Le pivot a plus été l'occasion pour Barack Obama de se poser en pacificateur, de sortir des «prisons du passé», comme il l'avait dit à Rangoun. Sans jamais présenter d'excuses, le Président s'est employé à sonder l'héritage de la Seconde Guerre mondiale et à reconnaître d'une manière plutôt habile les responsabilités des Etats-Unis en Asie. Le 27 mai dernier, il s'est rendu à Hiroshima. Premier président américain en exercice à aller dans cette ville, où au moins 140 000 personnes sont mortes (rien qu'en 1945) à la suite du bombardement atomique. Il est venu rendre hommage aux victimes et alerter sur les ­menaces d'extinction de l'espèce humaine. «Leurs âmes nous parlent, elles nous demandent de regarder au fond de nous-mêmes. […] Il nous faut changer d'état d'esprit sur la guerre elle-même.» Sept ans après son discours à Prague, en République tchèque, il a donc rappelé une nouvelle fois son souhait d'un «monde sans arme nucléaire». Mais sans dérouler de propositions concrètes, ni de plan d'action.

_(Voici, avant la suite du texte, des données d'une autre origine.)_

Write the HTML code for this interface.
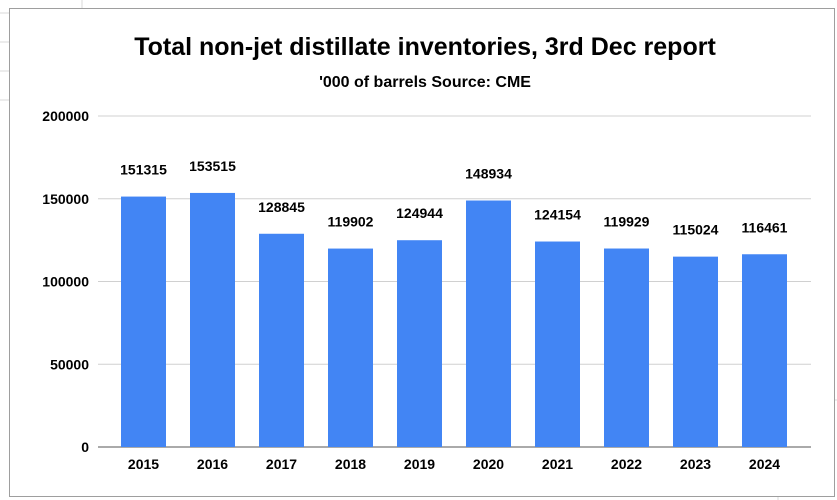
<!DOCTYPE html>
<html><head><meta charset="utf-8"><style>
body{margin:0;background:#fff;font-family:"Liberation Sans",Arial,sans-serif;}
svg{display:block}
</style></head><body>
<svg width="837" height="500">
<g stroke="#d9d9d9">
<line x1="0" y1="13" x2="9" y2="13"/><line x1="0" y1="42" x2="9" y2="42"/><line x1="0" y1="71" x2="9" y2="71"/><line x1="0" y1="100" x2="9" y2="100"/>
<line x1="82" y1="0" x2="82" y2="8"/><line x1="0" y1="100" x2="9" y2="100"/>
<line x1="778" y1="496" x2="778" y2="500"/><line x1="834" y1="400" x2="837" y2="400"/>
</g>
<rect x="9.5" y="8.5" width="825" height="488" fill="#fff" stroke="#9e9e9e"/>
<text x="425" y="55" text-anchor="middle" font-size="25" font-weight="bold" fill="#000">Total non-jet distillate inventories, 3rd Dec report</text>
<text x="425" y="87" text-anchor="middle" font-size="16" font-weight="bold" fill="#000">'000 of barrels   Source: CME</text>
<g id="grid"></g><g id="bars"></g>
</svg>
<script>
const categories=["2015","2016","2017","2018","2019","2020","2021","2022","2023","2024"];
const values=[151315,153515,128845,119902,124944,148934,124154,119929,115024,116461];
const yTicks=[0,50000,100000,150000,200000];
const ns="http://www.w3.org/2000/svg";
const y0=447,yTop=116,yMax=200000;
const y=v=>y0-(v/yMax)*(y0-yTop);
const step=69,x=i=>143.5+i*step,bw=45;
const grid=document.getElementById('grid'),bars=document.getElementById('bars');
function mk(t,a,p){const e=document.createElementNS(ns,t);for(const k in a)e.setAttribute(k,a[k]);p.appendChild(e);return e;}
yTicks.forEach(t=>{
 const l=mk('line',{x1:98,x2:811,y1:y(t),y2:y(t),stroke:t===0?'#555':'#d0d0d0'},grid);
 
 
 const tx=mk('text',{x:89,y:y(t)+5,'text-anchor':'end','font-size':14,'font-weight':'bold'},grid);
 tx.textContent=t;
 
 
});
categories.forEach((c,i)=>{
 const r=mk('rect',{x:x(i)-bw/2,y:y(values[i]),width:bw,height:y0-y(values[i]),fill:'#4285f4'},bars);
 
 
 const v=mk('text',{x:x(i),y:y(values[i])-22,'text-anchor':'middle','font-size':14,'font-weight':'bold'},bars);
 v.textContent=values[i];
 
 
 const t=mk('text',{x:x(i),y:469,'text-anchor':'middle','font-size':14,'font-weight':'bold'},bars);
 t.textContent=c;
 
 
});
</script>
</body></html>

Début septembre, il est allé au Laos, pays le plus bombardé durant la guerre du Vietnam. Là encore, il est revenu sur l'«héritage douloureux» du conflit et a déclaré que les Etats-Unis ont «l'obligation morale d'aider le Laos à guérir».

Reste le volet commercial. Là, le pivot n’a pas fait beaucoup recette. Le partenariat transpacifique, vaste accord de libre-échange porté par le président américain depuis 2008, a certes été signé en février, mais il n’est pas encore ratifié. Ni Donald Trump ni Hillary Clinton n’en­tendent le faire. Barack Obama devra se trouver un autre cadeau de départ de la Maison Blanche.